“I’m officially the funniest woman in the world − it’s fine, guys, you can touch me,” joked Katerina Vrana, thanking everyone who voted for her in a triumphant video that ended with the phrase “I’ll have to go inside, or else I’ll die”.
She wasn’t exaggerating − much. She was standing in the freezing cold, in Lapland, where the final of the Laugh Factory international comedy competition was being held. People were skiing behind her, while she was thanking her fans, wearing a T-shirt.
“I don’t know why I’m doing this, I thought it would be really funny — I’m freezing”, she laughed.
For all the freezing environment, Katerina Vrana is hot in the comedy world and this distinction serves as proof. Held by the US chain of comedy clubs, Laugh Factory (a colossal enterprise in the comedy universe, comprising of numerous venues, a magazine, and website), the international comedy competition saw 89 participants from 56 countries engaging in irreverent, hilarious wordplay.

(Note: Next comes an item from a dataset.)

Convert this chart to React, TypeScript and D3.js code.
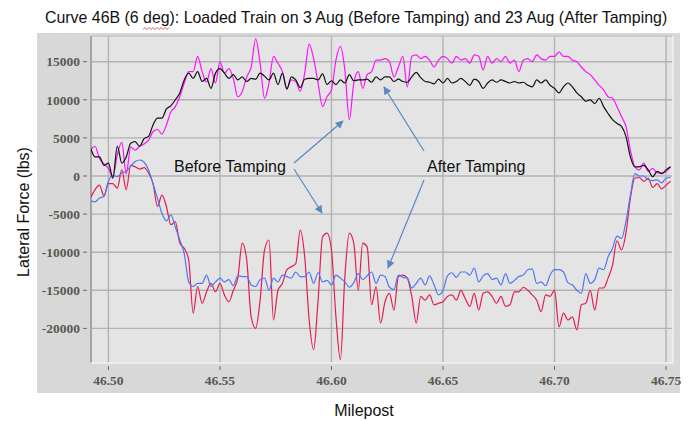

Australia was represented by Celia Pacquola and Michael Shafar, who apparently didn’t make it past the first round. Apart from crowning “the best comedian in the world”, the purpose of the competition was to showcase the diverse nature of comedy and celebrate the art form as a tool for diplomacy. “Laughter brings people closer, succeeding where diplomacy and democracy have failed. It is a universal language. This event highlights an alternative ambassador − the kind that brings diplomacy through a belly laugh,” stated the website.
For the record, this ambassadorship (and the $100,000 that goes with it) went to Harith Iskander from Malaysia. But for Greeks all over the world, it’s the person who came third that is important, winning the world with her hilarious account of her experience of being a Greek in the UK (and the culture clash that ensues).